*Data in this exercise:*
....................
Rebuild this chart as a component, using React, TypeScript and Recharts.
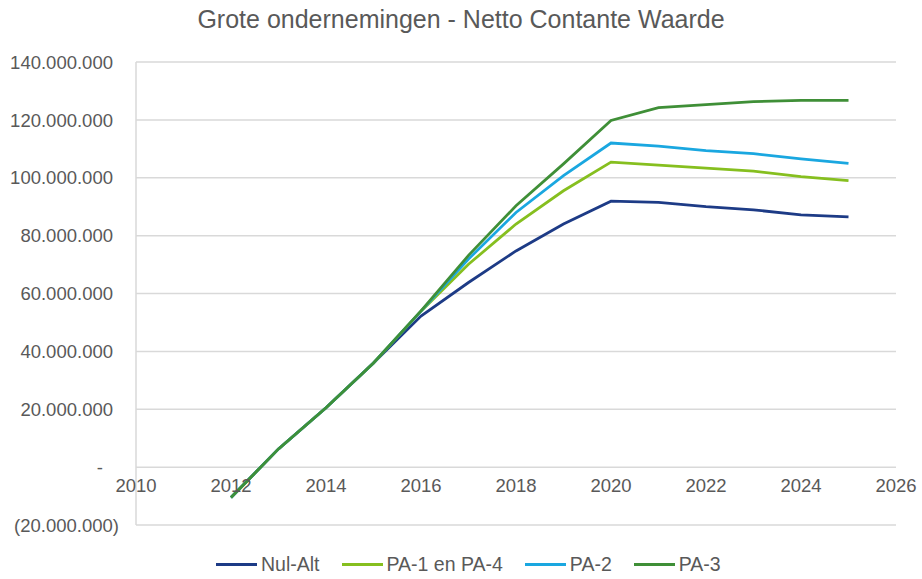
....................
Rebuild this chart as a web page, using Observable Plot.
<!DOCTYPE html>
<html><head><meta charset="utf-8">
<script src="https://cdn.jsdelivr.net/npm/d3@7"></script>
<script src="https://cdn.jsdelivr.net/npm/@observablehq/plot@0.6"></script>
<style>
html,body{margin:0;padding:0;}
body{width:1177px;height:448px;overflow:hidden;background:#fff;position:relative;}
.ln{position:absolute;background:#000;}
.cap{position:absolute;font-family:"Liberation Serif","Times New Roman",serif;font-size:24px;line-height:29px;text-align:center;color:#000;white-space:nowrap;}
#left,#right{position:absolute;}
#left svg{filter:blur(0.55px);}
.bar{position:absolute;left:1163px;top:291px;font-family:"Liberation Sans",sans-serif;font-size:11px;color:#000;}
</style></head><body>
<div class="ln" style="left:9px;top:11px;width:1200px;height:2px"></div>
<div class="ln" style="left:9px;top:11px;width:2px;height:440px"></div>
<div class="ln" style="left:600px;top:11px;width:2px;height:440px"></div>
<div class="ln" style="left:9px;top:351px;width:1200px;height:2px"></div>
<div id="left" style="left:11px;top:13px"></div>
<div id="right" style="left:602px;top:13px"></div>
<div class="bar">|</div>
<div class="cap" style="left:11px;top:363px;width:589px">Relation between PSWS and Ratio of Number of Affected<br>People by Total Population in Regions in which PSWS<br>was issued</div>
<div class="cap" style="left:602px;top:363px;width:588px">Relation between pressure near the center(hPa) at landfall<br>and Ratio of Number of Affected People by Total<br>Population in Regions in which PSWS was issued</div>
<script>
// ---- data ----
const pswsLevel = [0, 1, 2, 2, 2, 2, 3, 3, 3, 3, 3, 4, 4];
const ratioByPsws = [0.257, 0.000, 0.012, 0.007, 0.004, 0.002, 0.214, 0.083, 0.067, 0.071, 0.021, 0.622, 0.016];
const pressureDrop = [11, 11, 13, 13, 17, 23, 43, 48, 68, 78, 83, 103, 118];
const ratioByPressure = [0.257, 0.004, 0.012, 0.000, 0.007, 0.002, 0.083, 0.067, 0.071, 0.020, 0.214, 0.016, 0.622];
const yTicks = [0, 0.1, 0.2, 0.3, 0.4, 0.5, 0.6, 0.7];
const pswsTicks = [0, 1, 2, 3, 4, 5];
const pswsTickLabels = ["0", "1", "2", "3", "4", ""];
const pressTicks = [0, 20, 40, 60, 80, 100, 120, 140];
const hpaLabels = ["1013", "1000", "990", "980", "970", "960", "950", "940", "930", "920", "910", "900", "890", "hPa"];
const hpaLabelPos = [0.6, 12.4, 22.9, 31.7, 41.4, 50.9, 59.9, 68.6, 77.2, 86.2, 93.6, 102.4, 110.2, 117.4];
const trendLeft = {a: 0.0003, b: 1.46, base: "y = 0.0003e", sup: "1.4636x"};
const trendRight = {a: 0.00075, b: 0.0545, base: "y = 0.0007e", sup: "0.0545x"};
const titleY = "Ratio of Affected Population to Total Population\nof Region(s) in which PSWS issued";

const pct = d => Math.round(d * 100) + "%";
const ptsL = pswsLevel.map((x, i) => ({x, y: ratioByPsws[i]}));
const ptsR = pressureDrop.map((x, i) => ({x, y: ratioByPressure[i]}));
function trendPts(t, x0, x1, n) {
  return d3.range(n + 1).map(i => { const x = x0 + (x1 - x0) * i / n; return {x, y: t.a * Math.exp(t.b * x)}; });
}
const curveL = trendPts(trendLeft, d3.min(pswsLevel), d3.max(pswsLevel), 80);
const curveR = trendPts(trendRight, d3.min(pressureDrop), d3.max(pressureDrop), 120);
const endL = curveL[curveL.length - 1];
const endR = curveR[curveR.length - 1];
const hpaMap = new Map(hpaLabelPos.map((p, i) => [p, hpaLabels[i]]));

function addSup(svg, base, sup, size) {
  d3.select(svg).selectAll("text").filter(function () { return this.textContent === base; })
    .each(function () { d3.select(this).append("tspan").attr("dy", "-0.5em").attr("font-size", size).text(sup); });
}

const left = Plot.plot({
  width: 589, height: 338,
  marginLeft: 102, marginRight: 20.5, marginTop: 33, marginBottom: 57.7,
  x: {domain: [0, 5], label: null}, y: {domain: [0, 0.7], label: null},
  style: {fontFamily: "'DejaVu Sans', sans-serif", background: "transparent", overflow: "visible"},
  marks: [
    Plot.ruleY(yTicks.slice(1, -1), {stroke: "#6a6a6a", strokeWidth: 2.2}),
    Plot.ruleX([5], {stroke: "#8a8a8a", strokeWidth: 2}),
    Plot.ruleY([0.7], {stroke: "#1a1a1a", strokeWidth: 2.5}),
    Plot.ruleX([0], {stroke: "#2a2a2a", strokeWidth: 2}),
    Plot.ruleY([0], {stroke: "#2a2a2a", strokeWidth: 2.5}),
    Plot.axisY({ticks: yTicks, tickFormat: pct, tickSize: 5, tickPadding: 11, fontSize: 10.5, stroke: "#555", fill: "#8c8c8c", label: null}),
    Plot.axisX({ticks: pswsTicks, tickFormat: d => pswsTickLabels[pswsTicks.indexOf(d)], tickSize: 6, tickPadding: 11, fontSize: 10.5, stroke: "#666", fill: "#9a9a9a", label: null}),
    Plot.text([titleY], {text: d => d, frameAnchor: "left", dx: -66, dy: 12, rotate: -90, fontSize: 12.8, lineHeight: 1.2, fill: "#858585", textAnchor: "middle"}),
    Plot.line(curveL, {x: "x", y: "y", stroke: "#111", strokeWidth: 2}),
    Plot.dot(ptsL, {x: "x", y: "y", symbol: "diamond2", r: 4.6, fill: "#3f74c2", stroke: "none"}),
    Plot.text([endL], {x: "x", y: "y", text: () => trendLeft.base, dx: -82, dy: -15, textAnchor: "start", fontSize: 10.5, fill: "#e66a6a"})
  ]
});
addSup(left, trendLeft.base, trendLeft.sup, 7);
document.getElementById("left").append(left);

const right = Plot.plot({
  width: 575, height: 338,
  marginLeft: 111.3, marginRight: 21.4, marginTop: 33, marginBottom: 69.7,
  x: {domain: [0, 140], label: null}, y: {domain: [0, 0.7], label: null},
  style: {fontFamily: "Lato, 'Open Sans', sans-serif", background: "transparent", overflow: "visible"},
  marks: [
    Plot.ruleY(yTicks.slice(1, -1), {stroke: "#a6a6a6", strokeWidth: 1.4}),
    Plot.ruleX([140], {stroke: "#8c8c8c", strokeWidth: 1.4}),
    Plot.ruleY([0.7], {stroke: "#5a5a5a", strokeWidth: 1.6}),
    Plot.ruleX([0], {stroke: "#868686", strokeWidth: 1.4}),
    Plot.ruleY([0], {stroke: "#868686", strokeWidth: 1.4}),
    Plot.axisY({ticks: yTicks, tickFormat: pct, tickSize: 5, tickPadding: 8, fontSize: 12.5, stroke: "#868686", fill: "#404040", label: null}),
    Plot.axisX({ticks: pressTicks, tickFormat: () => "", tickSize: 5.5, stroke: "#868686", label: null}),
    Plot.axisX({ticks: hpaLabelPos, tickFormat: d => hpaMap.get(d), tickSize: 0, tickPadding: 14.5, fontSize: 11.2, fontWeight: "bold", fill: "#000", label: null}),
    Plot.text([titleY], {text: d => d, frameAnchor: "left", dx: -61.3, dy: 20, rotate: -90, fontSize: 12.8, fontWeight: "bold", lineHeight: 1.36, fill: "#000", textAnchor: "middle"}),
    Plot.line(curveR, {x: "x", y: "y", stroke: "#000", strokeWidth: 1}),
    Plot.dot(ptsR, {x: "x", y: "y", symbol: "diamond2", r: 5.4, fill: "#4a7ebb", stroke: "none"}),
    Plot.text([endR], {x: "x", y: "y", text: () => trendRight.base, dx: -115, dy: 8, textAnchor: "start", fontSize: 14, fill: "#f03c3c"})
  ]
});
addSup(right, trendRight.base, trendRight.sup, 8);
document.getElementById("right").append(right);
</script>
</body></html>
....................
*Problem requirements:*
Check each line of the records for the word "using" and extract those that contain it.

*Solution below:*
Rebuild this chart as a component, using React, TypeScript and Recharts.
Rebuild this chart as a web page, using Observable Plot.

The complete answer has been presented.